• **WHAT IS EXPECTED**:
Wherever the word "with" appears in a line, extract that line.

• **PROVIDED RECORDS**:
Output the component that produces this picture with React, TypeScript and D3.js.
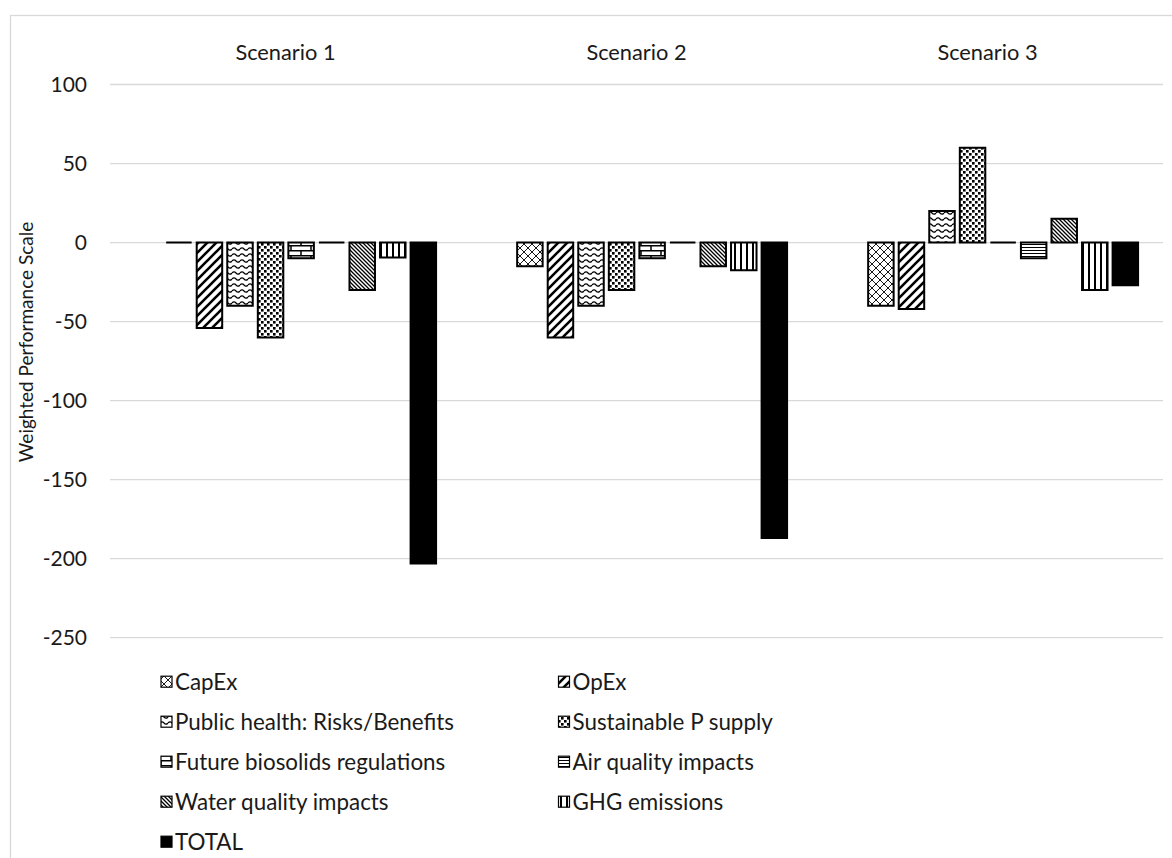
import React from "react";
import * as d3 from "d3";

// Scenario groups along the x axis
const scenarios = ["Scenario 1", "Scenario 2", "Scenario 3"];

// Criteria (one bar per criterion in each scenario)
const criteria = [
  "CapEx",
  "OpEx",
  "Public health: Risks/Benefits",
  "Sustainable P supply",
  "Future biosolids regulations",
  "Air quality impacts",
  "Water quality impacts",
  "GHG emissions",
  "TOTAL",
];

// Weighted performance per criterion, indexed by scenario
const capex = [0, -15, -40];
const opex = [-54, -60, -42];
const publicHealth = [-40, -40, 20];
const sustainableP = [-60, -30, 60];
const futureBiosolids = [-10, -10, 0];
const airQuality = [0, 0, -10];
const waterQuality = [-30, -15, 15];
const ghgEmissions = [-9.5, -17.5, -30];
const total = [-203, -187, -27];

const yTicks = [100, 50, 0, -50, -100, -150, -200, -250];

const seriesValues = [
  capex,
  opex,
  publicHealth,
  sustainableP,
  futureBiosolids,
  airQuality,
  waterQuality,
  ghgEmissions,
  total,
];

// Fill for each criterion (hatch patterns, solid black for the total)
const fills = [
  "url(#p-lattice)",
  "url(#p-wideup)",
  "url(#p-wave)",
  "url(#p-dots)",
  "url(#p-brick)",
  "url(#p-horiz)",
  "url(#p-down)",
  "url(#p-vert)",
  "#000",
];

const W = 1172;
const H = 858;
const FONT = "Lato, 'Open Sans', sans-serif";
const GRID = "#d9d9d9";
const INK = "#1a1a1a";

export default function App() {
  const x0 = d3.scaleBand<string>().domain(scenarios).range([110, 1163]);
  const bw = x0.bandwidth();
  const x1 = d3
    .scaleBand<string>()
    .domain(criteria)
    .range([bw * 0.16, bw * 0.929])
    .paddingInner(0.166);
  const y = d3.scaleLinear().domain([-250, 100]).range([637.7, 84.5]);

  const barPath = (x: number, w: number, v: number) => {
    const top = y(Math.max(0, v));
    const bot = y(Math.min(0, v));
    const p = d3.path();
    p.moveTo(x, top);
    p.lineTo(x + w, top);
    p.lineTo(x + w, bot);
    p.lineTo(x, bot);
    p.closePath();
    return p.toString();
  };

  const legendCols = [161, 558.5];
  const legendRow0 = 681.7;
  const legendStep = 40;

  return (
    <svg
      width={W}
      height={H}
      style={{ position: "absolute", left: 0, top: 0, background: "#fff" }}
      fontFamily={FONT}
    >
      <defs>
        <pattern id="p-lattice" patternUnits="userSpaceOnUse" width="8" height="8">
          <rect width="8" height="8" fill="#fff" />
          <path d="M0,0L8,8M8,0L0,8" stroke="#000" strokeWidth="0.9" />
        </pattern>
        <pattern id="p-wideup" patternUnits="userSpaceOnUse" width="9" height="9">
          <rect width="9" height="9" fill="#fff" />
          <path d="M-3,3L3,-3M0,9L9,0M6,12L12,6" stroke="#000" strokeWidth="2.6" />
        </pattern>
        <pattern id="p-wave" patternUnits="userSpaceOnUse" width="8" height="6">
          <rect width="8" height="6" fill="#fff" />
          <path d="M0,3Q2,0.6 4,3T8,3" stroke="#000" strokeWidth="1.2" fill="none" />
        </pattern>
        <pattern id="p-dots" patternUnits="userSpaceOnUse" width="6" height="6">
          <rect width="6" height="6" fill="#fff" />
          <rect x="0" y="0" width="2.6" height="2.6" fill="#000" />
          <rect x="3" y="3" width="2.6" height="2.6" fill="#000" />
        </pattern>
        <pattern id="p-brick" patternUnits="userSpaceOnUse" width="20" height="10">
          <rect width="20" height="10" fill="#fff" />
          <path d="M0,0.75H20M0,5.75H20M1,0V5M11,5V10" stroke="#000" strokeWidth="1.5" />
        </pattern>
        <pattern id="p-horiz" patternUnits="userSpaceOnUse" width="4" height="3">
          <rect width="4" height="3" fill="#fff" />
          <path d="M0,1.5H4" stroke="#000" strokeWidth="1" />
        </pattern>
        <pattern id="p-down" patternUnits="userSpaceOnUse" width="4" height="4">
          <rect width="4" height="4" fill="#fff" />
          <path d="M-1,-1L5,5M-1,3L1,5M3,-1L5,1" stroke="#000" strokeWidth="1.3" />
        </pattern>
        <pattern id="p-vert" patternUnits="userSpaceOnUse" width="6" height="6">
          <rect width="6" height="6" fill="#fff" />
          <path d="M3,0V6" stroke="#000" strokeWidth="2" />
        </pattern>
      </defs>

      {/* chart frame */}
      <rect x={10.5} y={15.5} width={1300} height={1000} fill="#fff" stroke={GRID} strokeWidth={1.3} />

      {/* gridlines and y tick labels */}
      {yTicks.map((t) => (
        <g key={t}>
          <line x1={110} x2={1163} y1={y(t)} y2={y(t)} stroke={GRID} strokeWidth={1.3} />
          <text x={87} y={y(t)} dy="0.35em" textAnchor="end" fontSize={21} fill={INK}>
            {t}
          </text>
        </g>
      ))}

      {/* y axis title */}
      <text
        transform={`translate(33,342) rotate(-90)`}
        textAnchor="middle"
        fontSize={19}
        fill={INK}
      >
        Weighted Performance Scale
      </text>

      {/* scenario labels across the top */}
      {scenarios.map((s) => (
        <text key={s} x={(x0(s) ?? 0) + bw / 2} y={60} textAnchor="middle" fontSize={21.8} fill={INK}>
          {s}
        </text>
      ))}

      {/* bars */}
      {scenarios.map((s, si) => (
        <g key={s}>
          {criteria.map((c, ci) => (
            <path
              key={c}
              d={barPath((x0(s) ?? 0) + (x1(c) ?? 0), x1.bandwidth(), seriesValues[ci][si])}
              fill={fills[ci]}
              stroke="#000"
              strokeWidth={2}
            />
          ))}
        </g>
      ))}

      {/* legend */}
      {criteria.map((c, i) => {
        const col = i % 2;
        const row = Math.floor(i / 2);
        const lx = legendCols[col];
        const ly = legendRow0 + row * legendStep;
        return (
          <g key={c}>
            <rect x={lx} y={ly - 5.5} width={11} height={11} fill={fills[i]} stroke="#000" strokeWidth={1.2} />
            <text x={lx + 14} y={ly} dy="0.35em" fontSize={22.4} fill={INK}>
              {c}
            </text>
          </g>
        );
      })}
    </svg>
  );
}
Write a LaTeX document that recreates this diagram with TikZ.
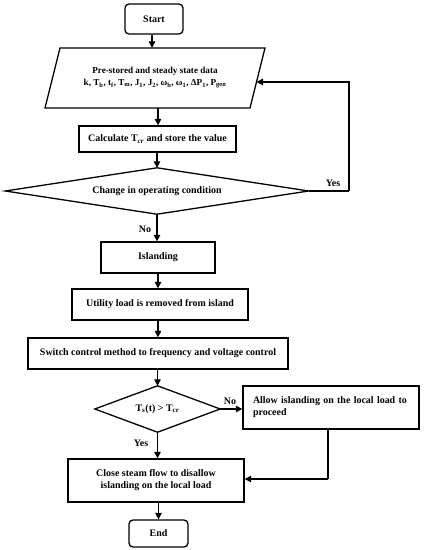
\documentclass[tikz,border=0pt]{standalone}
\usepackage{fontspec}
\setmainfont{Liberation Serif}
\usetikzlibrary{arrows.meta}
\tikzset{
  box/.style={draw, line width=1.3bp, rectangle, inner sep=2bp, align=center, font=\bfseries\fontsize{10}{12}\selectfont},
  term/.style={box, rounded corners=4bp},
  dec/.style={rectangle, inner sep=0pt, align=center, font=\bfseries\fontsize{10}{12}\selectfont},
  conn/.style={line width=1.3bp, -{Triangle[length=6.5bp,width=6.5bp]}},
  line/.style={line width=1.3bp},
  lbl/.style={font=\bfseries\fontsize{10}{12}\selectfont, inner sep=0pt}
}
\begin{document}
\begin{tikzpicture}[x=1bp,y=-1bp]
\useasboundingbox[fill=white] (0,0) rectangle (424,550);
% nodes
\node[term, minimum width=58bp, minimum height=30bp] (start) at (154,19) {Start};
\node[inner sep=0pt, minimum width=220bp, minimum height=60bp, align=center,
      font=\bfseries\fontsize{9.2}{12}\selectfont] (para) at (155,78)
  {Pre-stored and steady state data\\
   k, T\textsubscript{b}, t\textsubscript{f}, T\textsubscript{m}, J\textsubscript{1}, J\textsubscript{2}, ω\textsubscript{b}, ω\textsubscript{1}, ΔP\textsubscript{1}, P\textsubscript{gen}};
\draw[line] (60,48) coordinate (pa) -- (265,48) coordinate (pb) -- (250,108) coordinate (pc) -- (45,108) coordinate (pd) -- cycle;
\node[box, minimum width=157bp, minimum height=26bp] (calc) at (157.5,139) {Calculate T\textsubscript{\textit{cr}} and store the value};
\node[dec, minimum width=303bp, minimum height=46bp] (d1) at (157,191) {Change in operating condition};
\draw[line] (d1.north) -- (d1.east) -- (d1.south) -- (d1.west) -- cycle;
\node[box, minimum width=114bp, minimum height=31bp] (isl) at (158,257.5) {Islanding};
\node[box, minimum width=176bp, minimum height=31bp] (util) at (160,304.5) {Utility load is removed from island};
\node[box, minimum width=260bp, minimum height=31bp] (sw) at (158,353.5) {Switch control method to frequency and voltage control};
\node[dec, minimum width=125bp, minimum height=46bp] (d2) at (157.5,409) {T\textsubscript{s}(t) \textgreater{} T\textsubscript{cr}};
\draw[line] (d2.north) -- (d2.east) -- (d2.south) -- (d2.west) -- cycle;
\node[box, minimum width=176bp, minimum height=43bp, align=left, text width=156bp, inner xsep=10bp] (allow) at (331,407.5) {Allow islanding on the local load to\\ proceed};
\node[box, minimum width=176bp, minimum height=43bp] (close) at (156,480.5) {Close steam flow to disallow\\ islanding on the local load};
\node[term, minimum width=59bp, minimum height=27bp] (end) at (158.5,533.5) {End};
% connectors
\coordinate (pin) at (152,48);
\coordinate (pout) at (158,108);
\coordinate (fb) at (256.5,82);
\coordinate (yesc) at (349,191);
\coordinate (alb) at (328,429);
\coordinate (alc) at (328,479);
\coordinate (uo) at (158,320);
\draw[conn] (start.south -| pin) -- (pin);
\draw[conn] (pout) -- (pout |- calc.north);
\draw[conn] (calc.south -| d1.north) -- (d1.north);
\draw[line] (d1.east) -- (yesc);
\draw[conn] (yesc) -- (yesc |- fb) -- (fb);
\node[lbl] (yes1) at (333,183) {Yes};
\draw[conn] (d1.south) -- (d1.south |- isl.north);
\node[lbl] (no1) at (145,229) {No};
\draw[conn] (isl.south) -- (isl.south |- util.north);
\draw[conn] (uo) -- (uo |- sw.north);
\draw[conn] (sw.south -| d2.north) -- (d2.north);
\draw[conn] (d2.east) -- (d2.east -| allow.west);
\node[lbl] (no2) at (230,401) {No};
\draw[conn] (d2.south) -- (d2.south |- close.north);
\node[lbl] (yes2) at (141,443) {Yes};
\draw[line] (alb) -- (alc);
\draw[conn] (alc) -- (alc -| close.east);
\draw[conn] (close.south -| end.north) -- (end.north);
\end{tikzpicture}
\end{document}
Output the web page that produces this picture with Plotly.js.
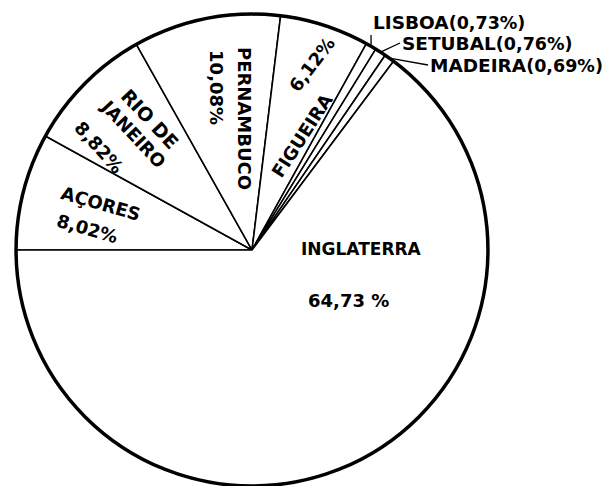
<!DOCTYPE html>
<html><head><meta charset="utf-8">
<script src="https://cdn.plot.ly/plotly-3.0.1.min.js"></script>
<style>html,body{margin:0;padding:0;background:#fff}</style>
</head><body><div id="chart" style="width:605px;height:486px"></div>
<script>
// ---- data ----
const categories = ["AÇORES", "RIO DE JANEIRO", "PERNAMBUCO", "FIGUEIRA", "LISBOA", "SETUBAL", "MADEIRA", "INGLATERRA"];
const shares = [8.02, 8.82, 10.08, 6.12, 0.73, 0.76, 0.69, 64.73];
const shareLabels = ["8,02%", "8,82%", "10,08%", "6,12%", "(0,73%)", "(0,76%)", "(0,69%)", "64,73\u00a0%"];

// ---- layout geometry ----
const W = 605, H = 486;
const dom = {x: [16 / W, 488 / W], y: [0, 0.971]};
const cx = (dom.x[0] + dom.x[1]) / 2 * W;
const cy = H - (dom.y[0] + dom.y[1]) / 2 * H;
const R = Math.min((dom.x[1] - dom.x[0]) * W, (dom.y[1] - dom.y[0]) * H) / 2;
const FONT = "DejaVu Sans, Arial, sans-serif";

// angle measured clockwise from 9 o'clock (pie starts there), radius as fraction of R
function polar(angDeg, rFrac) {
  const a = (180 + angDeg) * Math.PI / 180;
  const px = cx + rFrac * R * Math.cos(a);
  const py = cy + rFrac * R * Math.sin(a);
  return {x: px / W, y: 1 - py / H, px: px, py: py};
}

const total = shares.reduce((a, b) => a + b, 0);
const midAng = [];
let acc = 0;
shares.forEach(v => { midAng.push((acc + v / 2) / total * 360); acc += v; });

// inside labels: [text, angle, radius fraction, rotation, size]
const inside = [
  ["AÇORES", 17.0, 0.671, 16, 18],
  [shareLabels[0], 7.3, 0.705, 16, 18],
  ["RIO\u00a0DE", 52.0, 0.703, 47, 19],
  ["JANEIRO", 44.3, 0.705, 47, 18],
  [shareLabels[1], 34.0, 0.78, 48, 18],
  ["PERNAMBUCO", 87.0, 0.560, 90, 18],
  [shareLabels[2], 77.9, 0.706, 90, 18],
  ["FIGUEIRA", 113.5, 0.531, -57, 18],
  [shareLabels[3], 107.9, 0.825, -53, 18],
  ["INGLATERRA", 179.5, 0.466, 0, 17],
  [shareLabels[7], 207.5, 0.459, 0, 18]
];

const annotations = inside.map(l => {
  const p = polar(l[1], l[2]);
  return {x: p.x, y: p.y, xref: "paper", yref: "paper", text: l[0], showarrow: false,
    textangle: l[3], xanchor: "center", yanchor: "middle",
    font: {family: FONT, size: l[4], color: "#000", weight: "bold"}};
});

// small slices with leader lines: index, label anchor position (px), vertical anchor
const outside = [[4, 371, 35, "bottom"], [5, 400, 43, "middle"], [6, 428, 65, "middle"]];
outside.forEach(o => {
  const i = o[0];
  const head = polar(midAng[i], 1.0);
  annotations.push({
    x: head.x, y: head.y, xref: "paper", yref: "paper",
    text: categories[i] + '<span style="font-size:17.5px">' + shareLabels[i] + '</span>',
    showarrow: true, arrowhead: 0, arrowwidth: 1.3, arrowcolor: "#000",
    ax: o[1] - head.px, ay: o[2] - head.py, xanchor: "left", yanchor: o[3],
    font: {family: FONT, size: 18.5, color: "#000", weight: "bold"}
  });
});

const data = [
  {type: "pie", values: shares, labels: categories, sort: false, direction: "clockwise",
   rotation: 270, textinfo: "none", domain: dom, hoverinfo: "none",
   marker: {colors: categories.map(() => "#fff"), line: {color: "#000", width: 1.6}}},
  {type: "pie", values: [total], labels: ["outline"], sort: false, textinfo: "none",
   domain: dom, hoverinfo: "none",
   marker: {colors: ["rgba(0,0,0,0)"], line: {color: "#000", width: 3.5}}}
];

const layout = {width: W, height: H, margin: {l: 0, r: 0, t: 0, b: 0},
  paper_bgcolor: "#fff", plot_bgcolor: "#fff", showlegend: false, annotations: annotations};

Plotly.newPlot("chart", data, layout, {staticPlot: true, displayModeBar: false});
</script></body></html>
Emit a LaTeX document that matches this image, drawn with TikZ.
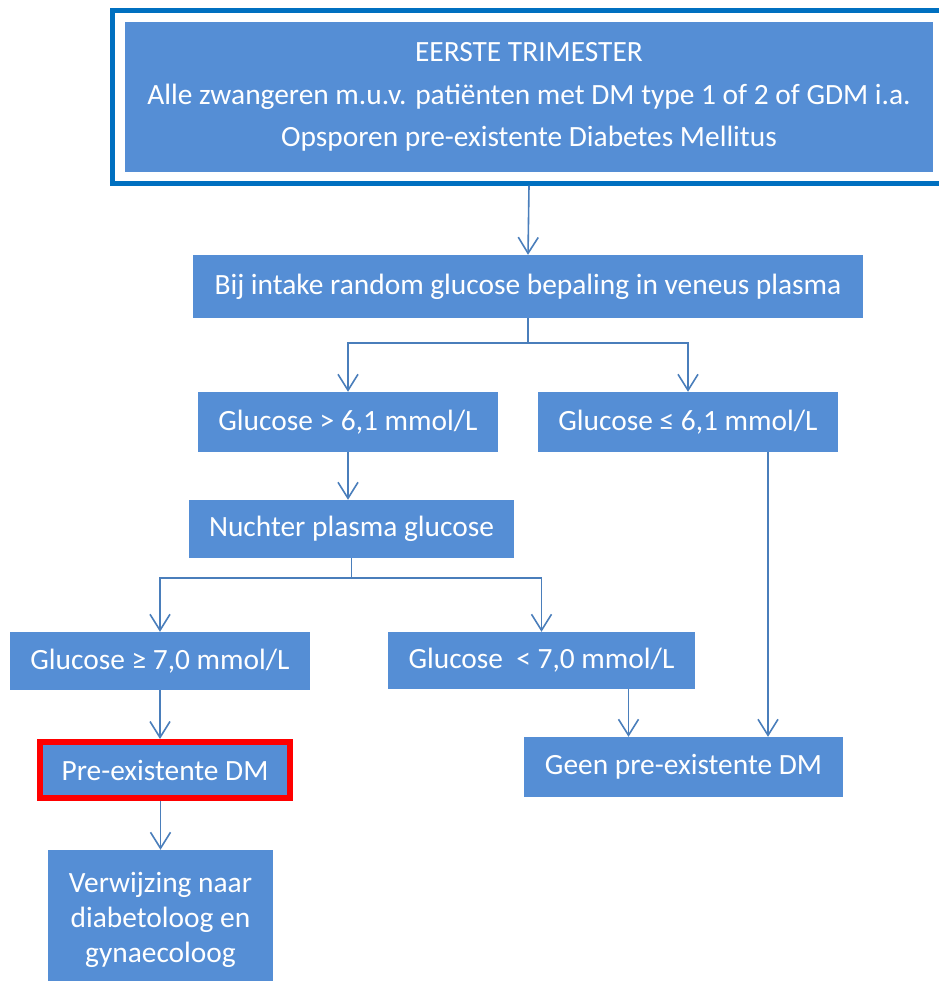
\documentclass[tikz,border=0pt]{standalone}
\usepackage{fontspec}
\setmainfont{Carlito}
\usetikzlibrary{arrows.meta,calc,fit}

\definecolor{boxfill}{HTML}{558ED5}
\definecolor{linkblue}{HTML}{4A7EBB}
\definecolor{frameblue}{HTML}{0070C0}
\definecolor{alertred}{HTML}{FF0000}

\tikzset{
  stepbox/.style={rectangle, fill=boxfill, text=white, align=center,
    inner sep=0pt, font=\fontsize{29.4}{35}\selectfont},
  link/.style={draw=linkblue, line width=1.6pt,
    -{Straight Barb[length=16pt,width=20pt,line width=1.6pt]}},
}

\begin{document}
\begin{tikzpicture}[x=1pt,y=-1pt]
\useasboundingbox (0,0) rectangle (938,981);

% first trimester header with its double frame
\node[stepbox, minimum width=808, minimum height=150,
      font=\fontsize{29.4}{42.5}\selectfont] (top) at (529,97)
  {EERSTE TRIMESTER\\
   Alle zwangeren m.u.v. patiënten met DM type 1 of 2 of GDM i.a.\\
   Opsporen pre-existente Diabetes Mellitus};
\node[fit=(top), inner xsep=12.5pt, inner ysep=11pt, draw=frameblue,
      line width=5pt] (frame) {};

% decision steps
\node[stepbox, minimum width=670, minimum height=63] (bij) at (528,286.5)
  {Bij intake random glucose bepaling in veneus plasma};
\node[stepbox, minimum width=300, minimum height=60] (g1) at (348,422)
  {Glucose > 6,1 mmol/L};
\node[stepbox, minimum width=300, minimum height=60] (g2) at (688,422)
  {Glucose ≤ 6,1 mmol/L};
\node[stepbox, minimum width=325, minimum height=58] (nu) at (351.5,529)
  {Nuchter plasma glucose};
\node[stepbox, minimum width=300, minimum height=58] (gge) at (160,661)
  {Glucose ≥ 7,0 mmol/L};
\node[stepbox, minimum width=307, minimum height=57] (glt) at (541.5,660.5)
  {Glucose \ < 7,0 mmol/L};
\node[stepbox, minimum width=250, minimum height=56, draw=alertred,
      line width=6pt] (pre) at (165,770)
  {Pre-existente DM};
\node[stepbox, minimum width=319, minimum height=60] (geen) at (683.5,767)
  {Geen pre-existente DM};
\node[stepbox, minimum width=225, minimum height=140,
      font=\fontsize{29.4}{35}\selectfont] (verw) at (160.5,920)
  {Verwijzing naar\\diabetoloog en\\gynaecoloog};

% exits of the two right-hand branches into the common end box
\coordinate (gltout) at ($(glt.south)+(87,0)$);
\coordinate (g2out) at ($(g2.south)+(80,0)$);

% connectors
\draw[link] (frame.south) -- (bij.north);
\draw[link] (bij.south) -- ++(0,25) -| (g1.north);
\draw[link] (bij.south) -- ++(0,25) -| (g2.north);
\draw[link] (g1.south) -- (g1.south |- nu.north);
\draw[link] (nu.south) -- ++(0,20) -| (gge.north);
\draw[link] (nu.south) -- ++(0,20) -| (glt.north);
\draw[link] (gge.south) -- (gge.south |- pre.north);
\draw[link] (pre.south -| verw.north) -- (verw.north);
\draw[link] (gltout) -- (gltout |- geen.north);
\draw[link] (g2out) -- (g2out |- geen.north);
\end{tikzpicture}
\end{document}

• **THE RESPONSE**:
Output the component that produces this picture with React, TypeScript and D3.js.
Write a LaTeX document that recreates this diagram with TikZ.
Output the web page that produces this picture with Plotly.js.
// small slices with leader lines: index, label anchor position (px), vertical anchor
Emit a LaTeX document that matches this image, drawn with TikZ.
% first trimester header with its double frame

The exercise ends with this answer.